If some subset of features is a-priori known to be in the model, then this subset can be specified by the option GTSDA/Selector/RequiredFeatures.

There are several possible ways to compute the error of approximation for feature selection task. We concentrate here on the error metrics for the regression problem. Our metrics are based on the error of the approximation. There are three possible ways to compute error of approximation in the regression problems:

  1. Error on the train sample
  2. Error on the test sample (test sample is required)
  3. Cross validation error

Every choice of error has its pros and cons. The error on th train sample is known to underestimate the error of approximation, as for some approximation algorithms errors on the train sample can be subsequently lower then ones for the points outside of the test sample. The error on the test sample is a preferable way if this test sample is available. It is assumed that test sample is different from the train sample and contains enough points to represent function behaviour. The cross validation approach to error computation is preferable when there is no possibility to use separate test sample. This approach separates train set in two parts, constructs model on one part and computes approximation error on the other part. Separation could be perform several times. In this case resultive error is the mean of the errors for each separation.

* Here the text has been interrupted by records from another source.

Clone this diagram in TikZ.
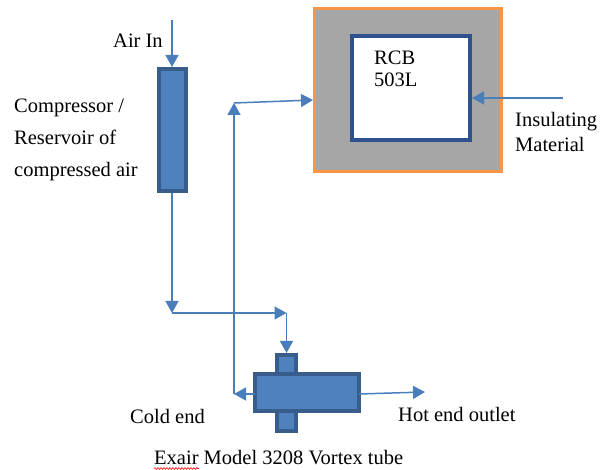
\documentclass[tikz,border=0pt]{standalone}
\usepackage{fontspec}
\setmainfont{Liberation Serif}
\usetikzlibrary{arrows.meta,decorations.pathmorphing}
\definecolor{boxfill}{HTML}{4F81BD}
\definecolor{boxline}{HTML}{385D8A}
\definecolor{flow}{HTML}{4A7EBB}
\definecolor{insul}{HTML}{A6A6A6}
\definecolor{orangeb}{HTML}{F79646}
\definecolor{innerb}{HTML}{2F528F}
\begin{document}
\begin{tikzpicture}[x=1pt,y=-1pt,
  blockbox/.style={draw=boxline,fill=boxfill,line width=4pt,inner sep=0pt,rectangle},
  flowarrow/.style={draw=flow,line width=1.5pt,-{Triangle[length=12pt,width=13pt]}},
  lbl/.style={anchor=base west,inner sep=0pt,font=\rmfamily\fontsize{20.5}{24}\selectfont}]
\useasboundingbox (0,0) rectangle (606,470);
% insulating box
\node[draw=orangeb,fill=insul,line width=3pt,inner sep=0pt,minimum width=187pt,minimum height=163pt] (ins) at (408,90) {};
\node[draw=innerb,fill=white,line width=4pt,inner sep=0pt,minimum width=118pt,minimum height=104pt] (rcb) at (411,88) {};
% compressor
\node[blockbox,minimum width=27pt,minimum height=122pt] (comp) at (172,130) {};
% vortex tube
\node[blockbox,minimum width=19pt,minimum height=23pt] (stubtop) at (286.5,366.5) {};
\node[blockbox,minimum width=19pt,minimum height=24pt] (stubbot) at (286.5,419) {};
\node[blockbox,minimum width=104pt,minimum height=37pt] (tube) at (307,392.5) {};
% coordinates
\coordinate (airtop) at (172,20);
\coordinate (j1) at (172,313);
\coordinate (j2) at (286.5,313);
\coordinate (c1) at (234,394);
\coordinate (c2) at (234,103);
\coordinate (c3) at (313,100);
\coordinate (h1) at (425,392);
\coordinate (ins1) at (563,98);
\coordinate (rcb1) at (472,98);
\coordinate (tubeW) at (255,394);
\coordinate (tubeE) at (359,394);
% arrows
\draw[flowarrow] (airtop) -- (comp.north);
\draw[flowarrow] (comp.south) -- (j1);
\draw[flowarrow] (j1) -- (j2);
\draw[flowarrow] (j2) -- (stubtop.north);
\draw[flowarrow] (tubeW) -- (c1);
\draw[flowarrow] (c1) -- (c2);
\draw[flowarrow] (c2) -- (c3);
\draw[flowarrow] (tubeE) -- (h1);
\draw[flowarrow] (ins1) -- (rcb1);
% labels
\node[lbl] (airin) at (113,48) {Air In};
\node[lbl] (cl1) at (14,113) {Compressor /};
\node[lbl] (cl2) at (14,145) {Reservoir of};
\node[lbl] (cl3) at (14,177) {compressed air};
\node[lbl] (rcbt1) at (374,65) {RCB};
\node[lbl] (rcbt2) at (374,87) {503L};
\node[lbl] (il1) at (515,127) {Insulating};
\node[lbl] (il2) at (515,152) {Material};
\node[lbl] (cold) at (130,424) {Cold end};
\node[lbl] (hot) at (398,422) {Hot end outlet};
\node[lbl] (title) at (154,465) {Exair Model 3208 Vortex tube};
\coordinate (sq1) at (154,468.5);
\coordinate (sq2) at (199,468.5);
\draw[red,line width=0.6pt,decorate,decoration={snake,amplitude=0.9pt,segment length=3pt}] (sq1) -- (sq2);
\end{tikzpicture}
\end{document}
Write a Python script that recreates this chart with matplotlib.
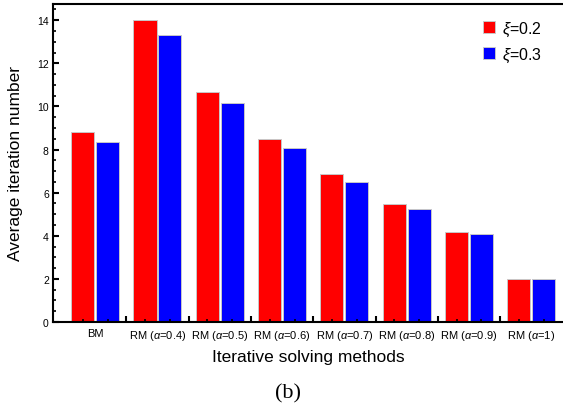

5.4.2.2. Dependency-based feature selection

Dependency based feature selection is based on usage of Correlation Analysis functionality of GTSDA. The idea is to select the subset \(I\) of features with two properties:

  1. All features from the subset \(I\) have significant partial correlation (given all other features from the subset \(I\)) with outputs.
  2. Features outside the subset \(I\) don’t have significant partial correlation (given all the features from the subset \(I\)) with outputs.

These two properties are achieved via iteration procedures on every step of which some partial correlation (Partial Pearson Correlation or Partial Distance Correlation) is computed and new feature is selected as one which has highest significant correlation (if we add features) or one of features is deleted as one which has lowestest non-significant correlation (if we delete features).

There are two possible dependency types:

  1. Linear, which is based on Partial Pearson Correlation.
  2. General, which is based on Partial Distance Correlation.

Dependency type can be selected via option GTSDA/Selector/Dependency/Type.

The significance level for tests on significance can be tuned via option GTSDA/Selector/Dependency/SignificanceLevel.

5.4.3. Methods

5.4.3.2. Add

This method starts from subset of single feature (or initial subset of features set by the option GTSDA/Selector/RequiredFeatures) and iteratively adds features while the quality of the approximation increases.

Pros:

  • Works good if target function depends only on few features of the subset.

Cons:

  • If the actual function depends on relatively big number of features and for low number of features the approximation quality is bad, then good subset of features can be never reached.
  • If some feature was not chosen at some iteration then it will be never chosen.

5.4.3.3. Del

This method starts from subset of all features and iteratively deletes features while the quality of the approximation increases.

Pros:

  • Best suited for the problem with moderate total number of features.

Cons:

  • Can have big working time in case when the total number of features is big.
  • If some feature was not chosen at some iteration then it will be never chosen.

5.4.3.4. Add-Del

This method iterates Add and Del steps in order to find best possible combination of features.

Pros:

  • Normally allows to find much better set of features.

Cons:

  • Can be relatively time consuming compared to single Add or Del runs.